(OBJECTIVE): Begin with the first line of the material and write out each line exactly, ending with the line that contains "y_ticks = [0, 20, 40, 60, 80, 100, 120, 140, 160]". Pictures are not part of the copy.

---------- COLLECTED MATERIAL

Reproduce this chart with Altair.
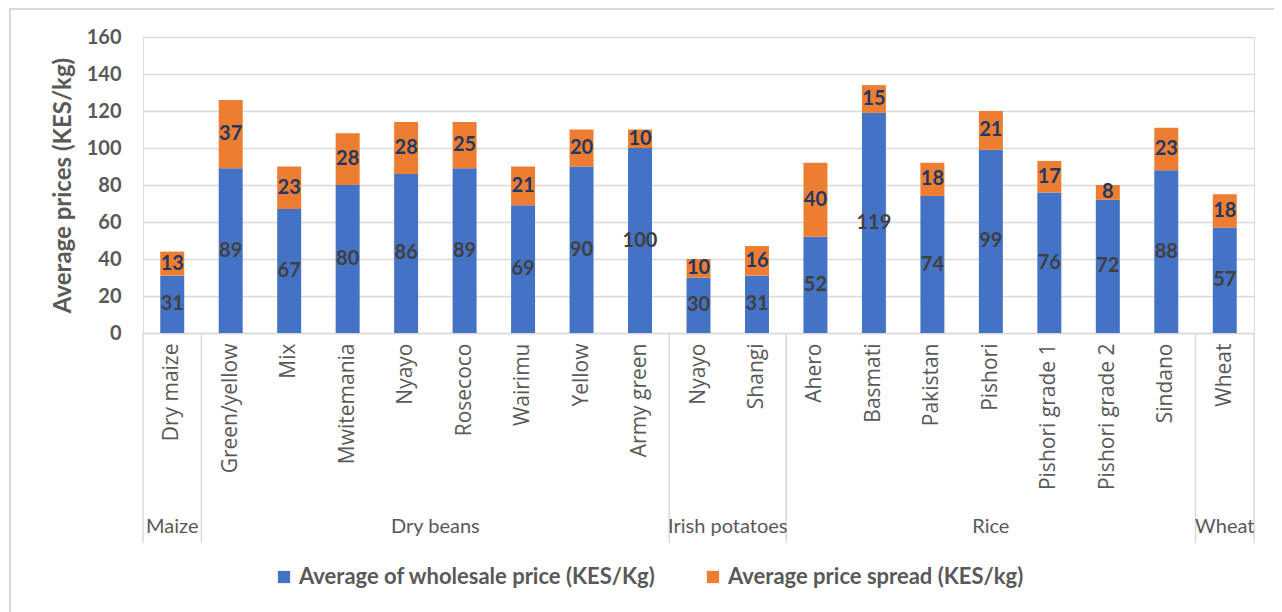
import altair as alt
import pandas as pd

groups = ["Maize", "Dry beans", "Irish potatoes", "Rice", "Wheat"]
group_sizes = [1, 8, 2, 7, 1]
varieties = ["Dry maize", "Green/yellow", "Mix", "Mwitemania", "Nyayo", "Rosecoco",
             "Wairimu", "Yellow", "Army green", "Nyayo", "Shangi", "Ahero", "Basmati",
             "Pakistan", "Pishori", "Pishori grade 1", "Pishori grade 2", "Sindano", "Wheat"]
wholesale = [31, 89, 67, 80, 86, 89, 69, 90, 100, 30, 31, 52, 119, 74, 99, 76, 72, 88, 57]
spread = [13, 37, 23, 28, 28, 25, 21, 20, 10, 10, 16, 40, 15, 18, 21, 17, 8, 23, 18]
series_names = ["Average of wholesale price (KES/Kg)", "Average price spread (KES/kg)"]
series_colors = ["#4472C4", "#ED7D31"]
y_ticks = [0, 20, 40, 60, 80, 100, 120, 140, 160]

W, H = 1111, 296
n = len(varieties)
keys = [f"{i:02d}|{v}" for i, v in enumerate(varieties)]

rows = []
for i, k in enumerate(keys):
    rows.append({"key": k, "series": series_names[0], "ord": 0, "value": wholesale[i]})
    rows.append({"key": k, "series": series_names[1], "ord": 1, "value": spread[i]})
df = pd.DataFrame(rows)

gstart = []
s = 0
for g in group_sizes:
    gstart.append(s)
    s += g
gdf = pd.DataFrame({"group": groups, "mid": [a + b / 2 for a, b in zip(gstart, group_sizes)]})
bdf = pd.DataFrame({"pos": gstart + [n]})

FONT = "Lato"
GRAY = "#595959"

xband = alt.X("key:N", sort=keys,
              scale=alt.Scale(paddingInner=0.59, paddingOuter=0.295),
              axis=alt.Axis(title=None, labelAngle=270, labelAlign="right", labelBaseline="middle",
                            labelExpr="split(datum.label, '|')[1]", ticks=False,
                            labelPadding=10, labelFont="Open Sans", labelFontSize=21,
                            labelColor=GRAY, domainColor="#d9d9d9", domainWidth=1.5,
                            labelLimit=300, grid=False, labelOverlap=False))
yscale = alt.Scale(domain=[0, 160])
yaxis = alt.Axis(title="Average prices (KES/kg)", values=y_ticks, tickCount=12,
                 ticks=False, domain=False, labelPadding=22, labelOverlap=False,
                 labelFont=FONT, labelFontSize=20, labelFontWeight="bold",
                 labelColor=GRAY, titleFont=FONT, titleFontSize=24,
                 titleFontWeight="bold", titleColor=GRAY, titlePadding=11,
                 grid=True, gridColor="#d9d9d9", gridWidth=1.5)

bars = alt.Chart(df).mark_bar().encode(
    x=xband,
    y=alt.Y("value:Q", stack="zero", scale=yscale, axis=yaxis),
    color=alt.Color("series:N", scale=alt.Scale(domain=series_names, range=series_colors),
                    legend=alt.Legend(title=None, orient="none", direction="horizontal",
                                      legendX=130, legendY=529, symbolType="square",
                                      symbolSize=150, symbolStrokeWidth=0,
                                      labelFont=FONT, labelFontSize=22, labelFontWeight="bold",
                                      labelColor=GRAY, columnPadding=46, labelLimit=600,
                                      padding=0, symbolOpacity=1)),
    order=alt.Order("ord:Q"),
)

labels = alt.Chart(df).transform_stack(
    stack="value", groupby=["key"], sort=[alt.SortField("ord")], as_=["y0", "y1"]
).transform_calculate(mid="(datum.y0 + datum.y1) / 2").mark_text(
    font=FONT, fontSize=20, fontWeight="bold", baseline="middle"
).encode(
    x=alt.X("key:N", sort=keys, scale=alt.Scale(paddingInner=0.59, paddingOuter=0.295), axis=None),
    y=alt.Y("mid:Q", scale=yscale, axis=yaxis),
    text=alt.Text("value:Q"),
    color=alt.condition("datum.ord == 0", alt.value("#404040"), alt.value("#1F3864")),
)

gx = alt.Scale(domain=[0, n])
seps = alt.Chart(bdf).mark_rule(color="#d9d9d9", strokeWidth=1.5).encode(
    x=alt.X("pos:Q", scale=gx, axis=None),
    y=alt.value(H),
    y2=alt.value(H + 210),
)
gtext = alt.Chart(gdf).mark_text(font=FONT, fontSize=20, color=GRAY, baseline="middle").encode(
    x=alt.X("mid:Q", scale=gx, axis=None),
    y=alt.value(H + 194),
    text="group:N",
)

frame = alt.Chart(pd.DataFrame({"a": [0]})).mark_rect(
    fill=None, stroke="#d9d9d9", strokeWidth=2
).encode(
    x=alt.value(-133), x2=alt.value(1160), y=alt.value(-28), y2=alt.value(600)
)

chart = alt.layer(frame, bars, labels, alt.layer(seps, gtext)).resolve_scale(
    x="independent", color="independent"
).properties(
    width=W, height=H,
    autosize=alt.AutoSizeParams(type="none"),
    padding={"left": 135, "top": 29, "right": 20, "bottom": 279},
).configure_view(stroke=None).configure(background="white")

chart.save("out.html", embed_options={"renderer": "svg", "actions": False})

--------------------

(ANSWER FOR THIS EXERCISE):
Reproduce this chart with Altair.
import altair as alt
import pandas as pd

groups = ["Maize", "Dry beans", "Irish potatoes", "Rice", "Wheat"]
group_sizes = [1, 8, 2, 7, 1]
varieties = ["Dry maize", "Green/yellow", "Mix", "Mwitemania", "Nyayo", "Rosecoco",
             "Wairimu", "Yellow", "Army green", "Nyayo", "Shangi", "Ahero", "Basmati",
             "Pakistan", "Pishori", "Pishori grade 1", "Pishori grade 2", "Sindano", "Wheat"]
wholesale = [31, 89, 67, 80, 86, 89, 69, 90, 100, 30, 31, 52, 119, 74, 99, 76, 72, 88, 57]
spread = [13, 37, 23, 28, 28, 25, 21, 20, 10, 10, 16, 40, 15, 18, 21, 17, 8, 23, 18]
series_names = ["Average of wholesale price (KES/Kg)", "Average price spread (KES/kg)"]
series_colors = ["#4472C4", "#ED7D31"]
y_ticks = [0, 20, 40, 60, 80, 100, 120, 140, 160]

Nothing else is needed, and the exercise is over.